# Strange Behavior with RegionPlot

Consider the following code.

RegionPlot[Print[{x, y}], {x, -2, 2}, {y, -2, 2}, PlotPoints -> 2]

{-1.996,-1.996}
{RegionPrivateRegionVar[1],RegionPrivateRegionVar[2]}
{-2.,-2.}
{2.,-2.}
{-2.,2.}
{2.,2.}


My question is: what is RegionPlot doing to create the first two lines of output? I do not understand why the first sample point is {-1.996, -1.996} and why the second sample point is {RegionPrivateRegionVar[1],RegionPrivateRegionVar[2]}.

I am running this in Mathematica 9. I do not recall this happening in an earlier version.

Edit: I changed the code above to give a better minimal working example. I leave below the code I first gave along with its truncated output.

myFunc[pt_] := Module[ {bool},
bool = Sin[ pt[[1]] ] > 0;
Print[pt, bool];
If[ bool, Return[True], Return[False] ];
];

RegionPlot[myFunc[ {x, y} ], {x, -2, 2}, {y, -2, 2}, PlotPoints -> 2]

{-1.996,-1.996}False

{RegionPrivateRegionVar[1],RegionPrivateRegionVar[2]}Sin[RegionPrivateRegionVar[1]]>0

{-2.,-2.}False

{2.,-2.}True

• I can confirm that this doesn't happen in version 8.0.4.0 but in version 9.0.0.0 - no idea what changed...
– Jens
Feb 8, 2013 at 3:10
• As a clue this resembles the behavior of regular Plot[] which first evaluates the function with a numeric argument, then a symbolic arg, followed by the remaining numeric values. Feb 8, 2013 at 23:23

According to a representative at Wolfram Research

This behavior doesn't appear to be documented, but also doesn't appear to be a bug of any kind. I apologize, we have no information about this aspect of the internal workings of RegionPlot.
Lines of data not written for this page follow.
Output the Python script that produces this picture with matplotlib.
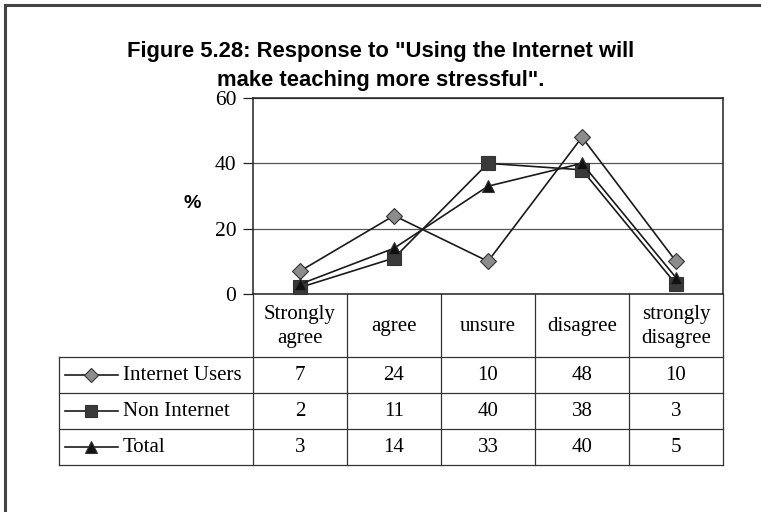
import matplotlib
matplotlib.use("Agg")
import matplotlib.pyplot as plt
from matplotlib.lines import Line2D

categories = ["Strongly\nagree", "agree", "unsure", "disagree", "strongly\ndisagree"]
series_names = ["Internet Users", "Non Internet", "Total"]
internet_users = [7, 24, 10, 48, 10]
non_internet = [2, 11, 40, 38, 3]
total = [3, 14, 33, 40, 5]
y_ticks = [0, 20, 40, 60]
title = 'Figure 5.28: Response to "Using the Internet will\nmake teaching more stressful".'

series = [internet_users, non_internet, total]
markers = ["D", "s", "^"]
mfc = ["#8c8c8c", "#3a3a3a", "#111111"]
msize = [8, 10, 9]

W, H = 761, 512
fig = plt.figure(figsize=(W / 100, H / 100), dpi=100)
serif = "Liberation Serif"
sans = "Liberation Sans"
FS = 15

# pixel layout
L, R, T, B = 253, 723, 98, 294
ax = fig.add_axes([L / W, 1 - B / H, (R - L) / W, (B - T) / H])
x = list(range(len(categories)))
for vals, m, fc, ms in zip(series, markers, mfc, msize):
    ax.plot(x, vals, color="#1a1a1a", lw=1.2, marker=m, ms=ms, mfc=fc,
            mec="#333333", mew=0.8, zorder=3, clip_on=False)
ax.set_xlim(-0.5, len(categories) - 0.5)
ax.set_ylim(0, 60)
ax.set_yticks(y_ticks)
ax.set_yticklabels([str(t) for t in y_ticks], fontfamily=serif, fontsize=FS + 0.5)
ax.set_xticks([])
ax.yaxis.grid(True, color="#555555", lw=0.9)
ax.set_axisbelow(True)
for s in ax.spines.values():
    s.set_color("#222222")
    s.set_linewidth(1.1)
ax.tick_params(axis="y", length=7, width=0.9, color="#222222", pad=5)

# overlay axes in pixel coordinates for table, title, border
ov = fig.add_axes([0, 0, 1, 1], zorder=5)
ov.set_xlim(0, W)
ov.set_ylim(H, 0)
ov.axis("off")
ov.patch.set_alpha(0)

# outer border (left and top visible)
ov.plot([5, 5], [H + 5, 5], color="#444444", lw=2.2)
ov.plot([5, W + 5], [5, 5], color="#444444", lw=2.2)

ov.text(381, 66, title, ha="center", va="center", fontfamily=sans,
        fontweight="bold", fontsize=15.8, linespacing=1.45)
ov.text(192, 203, "%", ha="center", va="center", fontfamily=sans,
        fontweight="bold", fontsize=14)

# table
col_w = (R - L) / len(categories)
col_edges = [L + i * col_w for i in range(len(categories) + 1)]
hdr_bot = 357
row_h = 36
rows_bot = hdr_bot + row_h * len(series_names)
TL = 59
lc = "#333333"
lw = 0.9
for xe in col_edges:
    ov.plot([xe, xe], [B, rows_bot], color=lc, lw=lw)
ov.plot([TL, TL], [hdr_bot, rows_bot], color=lc, lw=lw)
for i in range(len(series_names) + 1):
    yy = hdr_bot + i * row_h
    ov.plot([TL, R], [yy, yy], color=lc, lw=lw)
for i, c in enumerate(categories):
    ov.text(col_edges[i] + col_w / 2, (B + hdr_bot) / 2 + 1, c, ha="center",
            va="center", fontfamily=serif, fontsize=FS, linespacing=1.3)
for r, (name, vals) in enumerate(zip(series_names, series)):
    yc = hdr_bot + r * row_h + row_h / 2
    ov.add_line(Line2D([65, 118], [yc, yc], color="#1a1a1a", lw=1.2))
    ov.plot([91], [yc], marker=markers[r], ms=msize[r] - 1, mfc=mfc[r],
            mec="#333333", mew=0.8, color="#1a1a1a")
    ov.text(123, yc + 1, name, ha="left", va="center", fontfamily=serif, fontsize=FS)
    for i, v in enumerate(vals):
        ov.text(col_edges[i] + col_w / 2, yc + 1, str(v), ha="center", va="center",
                fontfamily=serif, fontsize=FS)

fig.savefig("out.png", dpi=100)
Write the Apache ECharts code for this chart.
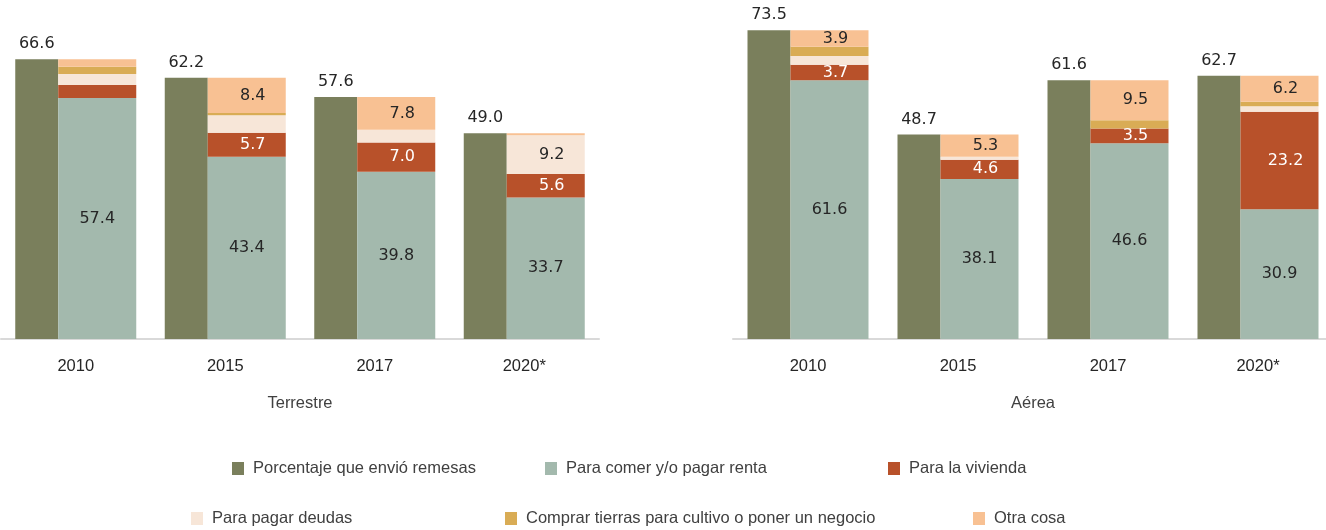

This still happens in Mathematica 10.4, and RegionPlot can fail to produce a plot, with the message Throw::nocatch: "Uncaught Throw[\$Failed] returned to top level.".

As a temporary fix one can use NumericQ to evaluate the predicate function only when RegionPlot sends genuine numeric data:

myFunc[pt_] := Module[{bool},
If[! NumericQ[pt[[1]]], Return[False]];    <-----
bool = Sin[pt[[1]]] > 0;
Print[pt,bool];
If[bool, Return[True], Return[False]];
];


This is not ideal, as the evaluation result can be incorrect in one point (corresponding to the second call of the predicate function by RegionPlot) but at least RegionPlot will output a graph and it worked for me.